* **THE REQUEST**: Transcribe the full listing exactly, and drop every picture.

* **DATA EXTRACT**:

--- --- ---

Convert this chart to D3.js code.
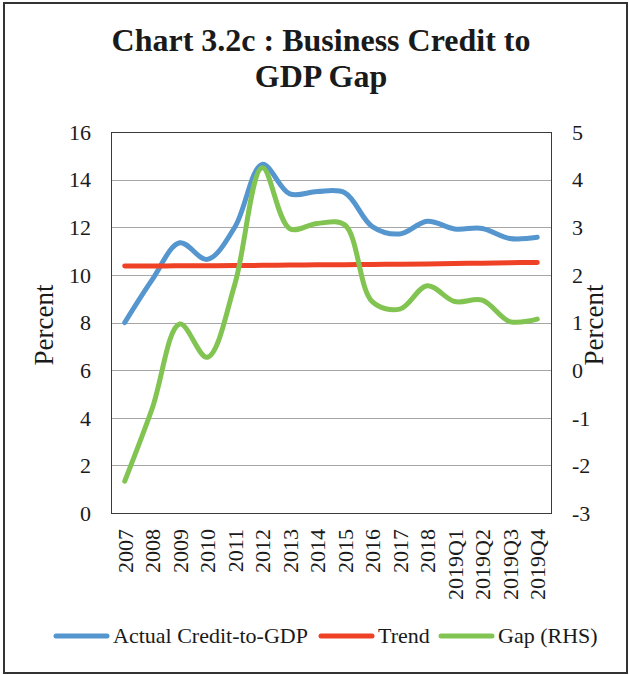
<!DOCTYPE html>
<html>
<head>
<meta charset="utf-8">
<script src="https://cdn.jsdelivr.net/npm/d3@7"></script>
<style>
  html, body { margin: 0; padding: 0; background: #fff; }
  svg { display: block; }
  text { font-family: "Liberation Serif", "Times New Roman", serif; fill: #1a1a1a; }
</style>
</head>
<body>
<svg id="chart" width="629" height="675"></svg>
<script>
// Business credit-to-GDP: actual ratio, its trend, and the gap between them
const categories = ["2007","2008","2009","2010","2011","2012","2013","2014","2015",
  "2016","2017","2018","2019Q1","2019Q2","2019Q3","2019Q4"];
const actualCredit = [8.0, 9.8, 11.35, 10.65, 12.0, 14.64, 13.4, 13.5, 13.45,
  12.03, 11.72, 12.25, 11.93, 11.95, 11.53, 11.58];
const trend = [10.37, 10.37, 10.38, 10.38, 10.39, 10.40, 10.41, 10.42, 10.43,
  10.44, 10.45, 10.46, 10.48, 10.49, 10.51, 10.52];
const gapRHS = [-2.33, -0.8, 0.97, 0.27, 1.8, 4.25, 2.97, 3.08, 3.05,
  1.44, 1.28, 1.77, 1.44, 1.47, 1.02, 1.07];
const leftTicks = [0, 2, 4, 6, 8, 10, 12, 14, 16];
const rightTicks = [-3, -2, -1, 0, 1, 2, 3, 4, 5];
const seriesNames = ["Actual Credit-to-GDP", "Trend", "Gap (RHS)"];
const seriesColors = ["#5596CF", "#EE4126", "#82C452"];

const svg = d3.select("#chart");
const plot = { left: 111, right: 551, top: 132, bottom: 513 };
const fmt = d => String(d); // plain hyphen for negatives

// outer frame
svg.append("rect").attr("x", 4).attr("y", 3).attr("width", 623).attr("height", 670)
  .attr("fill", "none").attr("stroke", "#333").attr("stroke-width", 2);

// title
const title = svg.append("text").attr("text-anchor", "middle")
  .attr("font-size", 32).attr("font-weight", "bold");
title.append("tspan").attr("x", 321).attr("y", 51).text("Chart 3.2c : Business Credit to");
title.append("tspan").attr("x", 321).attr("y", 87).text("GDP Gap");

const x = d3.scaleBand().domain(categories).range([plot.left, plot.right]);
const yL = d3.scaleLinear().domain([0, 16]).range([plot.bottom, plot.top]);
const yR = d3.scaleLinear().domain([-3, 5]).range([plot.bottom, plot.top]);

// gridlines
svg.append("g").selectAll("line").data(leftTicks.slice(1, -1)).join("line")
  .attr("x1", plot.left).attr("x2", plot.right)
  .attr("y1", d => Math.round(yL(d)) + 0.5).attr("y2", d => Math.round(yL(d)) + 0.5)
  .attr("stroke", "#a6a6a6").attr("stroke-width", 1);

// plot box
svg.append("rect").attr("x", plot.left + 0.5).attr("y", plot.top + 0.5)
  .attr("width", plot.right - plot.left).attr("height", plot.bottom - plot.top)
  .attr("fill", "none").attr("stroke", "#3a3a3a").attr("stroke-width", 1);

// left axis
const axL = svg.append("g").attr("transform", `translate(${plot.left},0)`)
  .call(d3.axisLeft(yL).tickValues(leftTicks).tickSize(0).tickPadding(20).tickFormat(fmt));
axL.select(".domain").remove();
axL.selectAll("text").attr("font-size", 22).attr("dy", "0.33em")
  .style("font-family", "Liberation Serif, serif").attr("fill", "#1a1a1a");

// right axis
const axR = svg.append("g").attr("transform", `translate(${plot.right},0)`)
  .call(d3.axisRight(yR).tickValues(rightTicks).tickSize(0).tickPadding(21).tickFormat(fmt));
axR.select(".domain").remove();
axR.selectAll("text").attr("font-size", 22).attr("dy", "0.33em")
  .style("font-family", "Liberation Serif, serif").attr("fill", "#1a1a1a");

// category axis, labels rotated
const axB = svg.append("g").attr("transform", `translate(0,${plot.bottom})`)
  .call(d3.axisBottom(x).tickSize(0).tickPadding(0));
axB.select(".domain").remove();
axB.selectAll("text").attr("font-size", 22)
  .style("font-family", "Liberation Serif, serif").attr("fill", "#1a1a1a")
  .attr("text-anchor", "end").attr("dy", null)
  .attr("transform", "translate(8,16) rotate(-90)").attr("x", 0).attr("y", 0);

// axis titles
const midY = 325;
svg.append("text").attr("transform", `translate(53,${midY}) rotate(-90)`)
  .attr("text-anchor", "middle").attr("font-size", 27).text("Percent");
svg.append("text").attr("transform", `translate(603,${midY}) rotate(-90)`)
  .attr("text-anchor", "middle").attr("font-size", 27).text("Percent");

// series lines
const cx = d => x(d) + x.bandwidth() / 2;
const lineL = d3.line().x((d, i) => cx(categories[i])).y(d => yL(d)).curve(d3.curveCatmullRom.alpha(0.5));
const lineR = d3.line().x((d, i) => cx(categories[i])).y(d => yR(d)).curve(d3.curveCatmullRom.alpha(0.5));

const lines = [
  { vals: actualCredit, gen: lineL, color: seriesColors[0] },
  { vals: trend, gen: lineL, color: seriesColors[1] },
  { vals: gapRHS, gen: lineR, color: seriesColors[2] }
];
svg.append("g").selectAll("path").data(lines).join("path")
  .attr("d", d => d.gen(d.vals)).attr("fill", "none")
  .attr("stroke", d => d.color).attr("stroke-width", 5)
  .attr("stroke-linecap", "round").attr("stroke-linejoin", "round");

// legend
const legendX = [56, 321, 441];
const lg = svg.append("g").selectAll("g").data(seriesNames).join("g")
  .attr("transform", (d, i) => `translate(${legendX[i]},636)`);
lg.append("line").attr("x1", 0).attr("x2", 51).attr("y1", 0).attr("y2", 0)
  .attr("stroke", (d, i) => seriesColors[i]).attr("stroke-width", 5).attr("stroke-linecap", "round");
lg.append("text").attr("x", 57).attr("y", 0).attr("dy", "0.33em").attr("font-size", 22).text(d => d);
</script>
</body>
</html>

--- --- ---

* **FULL OUTPUT**:
Convert this chart to D3.js code.
<!DOCTYPE html>
<html>
<head>
<meta charset="utf-8">
<script src="https://cdn.jsdelivr.net/npm/d3@7"></script>
<style>
  html, body { margin: 0; padding: 0; background: #fff; }
  svg { display: block; }
  text { font-family: "Liberation Serif", "Times New Roman", serif; fill: #1a1a1a; }
</style>
</head>
<body>
<svg id="chart" width="629" height="675"></svg>
<script>
// Business credit-to-GDP: actual ratio, its trend, and the gap between them
const categories = ["2007","2008","2009","2010","2011","2012","2013","2014","2015",
  "2016","2017","2018","2019Q1","2019Q2","2019Q3","2019Q4"];
const actualCredit = [8.0, 9.8, 11.35, 10.65, 12.0, 14.64, 13.4, 13.5, 13.45,
  12.03, 11.72, 12.25, 11.93, 11.95, 11.53, 11.58];
const trend = [10.37, 10.37, 10.38, 10.38, 10.39, 10.40, 10.41, 10.42, 10.43,
  10.44, 10.45, 10.46, 10.48, 10.49, 10.51, 10.52];
const gapRHS = [-2.33, -0.8, 0.97, 0.27, 1.8, 4.25, 2.97, 3.08, 3.05,
  1.44, 1.28, 1.77, 1.44, 1.47, 1.02, 1.07];
const leftTicks = [0, 2, 4, 6, 8, 10, 12, 14, 16];
const rightTicks = [-3, -2, -1, 0, 1, 2, 3, 4, 5];
const seriesNames = ["Actual Credit-to-GDP", "Trend", "Gap (RHS)"];
const seriesColors = ["#5596CF", "#EE4126", "#82C452"];

const svg = d3.select("#chart");
const plot = { left: 111, right: 551, top: 132, bottom: 513 };
const fmt = d => String(d); // plain hyphen for negatives

// outer frame
svg.append("rect").attr("x", 4).attr("y", 3).attr("width", 623).attr("height", 670)
  .attr("fill", "none").attr("stroke", "#333").attr("stroke-width", 2);

// title
const title = svg.append("text").attr("text-anchor", "middle")
  .attr("font-size", 32).attr("font-weight", "bold");
title.append("tspan").attr("x", 321).attr("y", 51).text("Chart 3.2c : Business Credit to");
title.append("tspan").attr("x", 321).attr("y", 87).text("GDP Gap");

const x = d3.scaleBand().domain(categories).range([plot.left, plot.right]);
const yL = d3.scaleLinear().domain([0, 16]).range([plot.bottom, plot.top]);
const yR = d3.scaleLinear().domain([-3, 5]).range([plot.bottom, plot.top]);

// gridlines
svg.append("g").selectAll("line").data(leftTicks.slice(1, -1)).join("line")
  .attr("x1", plot.left).attr("x2", plot.right)
  .attr("y1", d => Math.round(yL(d)) + 0.5).attr("y2", d => Math.round(yL(d)) + 0.5)
  .attr("stroke", "#a6a6a6").attr("stroke-width", 1);

// plot box
svg.append("rect").attr("x", plot.left + 0.5).attr("y", plot.top + 0.5)
  .attr("width", plot.right - plot.left).attr("height", plot.bottom - plot.top)
  .attr("fill", "none").attr("stroke", "#3a3a3a").attr("stroke-width", 1);

// left axis
const axL = svg.append("g").attr("transform", `translate(${plot.left},0)`)
  .call(d3.axisLeft(yL).tickValues(leftTicks).tickSize(0).tickPadding(20).tickFormat(fmt));
axL.select(".domain").remove();
axL.selectAll("text").attr("font-size", 22).attr("dy", "0.33em")
  .style("font-family", "Liberation Serif, serif").attr("fill", "#1a1a1a");

// right axis
const axR = svg.append("g").attr("transform", `translate(${plot.right},0)`)
  .call(d3.axisRight(yR).tickValues(rightTicks).tickSize(0).tickPadding(21).tickFormat(fmt));
axR.select(".domain").remove();
axR.selectAll("text").attr("font-size", 22).attr("dy", "0.33em")
  .style("font-family", "Liberation Serif, serif").attr("fill", "#1a1a1a");

// category axis, labels rotated
const axB = svg.append("g").attr("transform", `translate(0,${plot.bottom})`)
  .call(d3.axisBottom(x).tickSize(0).tickPadding(0));
axB.select(".domain").remove();
axB.selectAll("text").attr("font-size", 22)
  .style("font-family", "Liberation Serif, serif").attr("fill", "#1a1a1a")
  .attr("text-anchor", "end").attr("dy", null)
  .attr("transform", "translate(8,16) rotate(-90)").attr("x", 0).attr("y", 0);

// axis titles
const midY = 325;
svg.append("text").attr("transform", `translate(53,${midY}) rotate(-90)`)
  .attr("text-anchor", "middle").attr("font-size", 27).text("Percent");
svg.append("text").attr("transform", `translate(603,${midY}) rotate(-90)`)
  .attr("text-anchor", "middle").attr("font-size", 27).text("Percent");

// series lines
const cx = d => x(d) + x.bandwidth() / 2;
const lineL = d3.line().x((d, i) => cx(categories[i])).y(d => yL(d)).curve(d3.curveCatmullRom.alpha(0.5));
const lineR = d3.line().x((d, i) => cx(categories[i])).y(d => yR(d)).curve(d3.curveCatmullRom.alpha(0.5));

const lines = [
  { vals: actualCredit, gen: lineL, color: seriesColors[0] },
  { vals: trend, gen: lineL, color: seriesColors[1] },
  { vals: gapRHS, gen: lineR, color: seriesColors[2] }
];
svg.append("g").selectAll("path").data(lines).join("path")
  .attr("d", d => d.gen(d.vals)).attr("fill", "none")
  .attr("stroke", d => d.color).attr("stroke-width", 5)
  .attr("stroke-linecap", "round").attr("stroke-linejoin", "round");

// legend
const legendX = [56, 321, 441];
const lg = svg.append("g").selectAll("g").data(seriesNames).join("g")
  .attr("transform", (d, i) => `translate(${legendX[i]},636)`);
lg.append("line").attr("x1", 0).attr("x2", 51).attr("y1", 0).attr("y2", 0)
  .attr("stroke", (d, i) => seriesColors[i]).attr("stroke-width", 5).attr("stroke-linecap", "round");
lg.append("text").attr("x", 57).attr("y", 0).attr("dy", "0.33em").attr("font-size", 22).text(d => d);
</script>
</body>
</html>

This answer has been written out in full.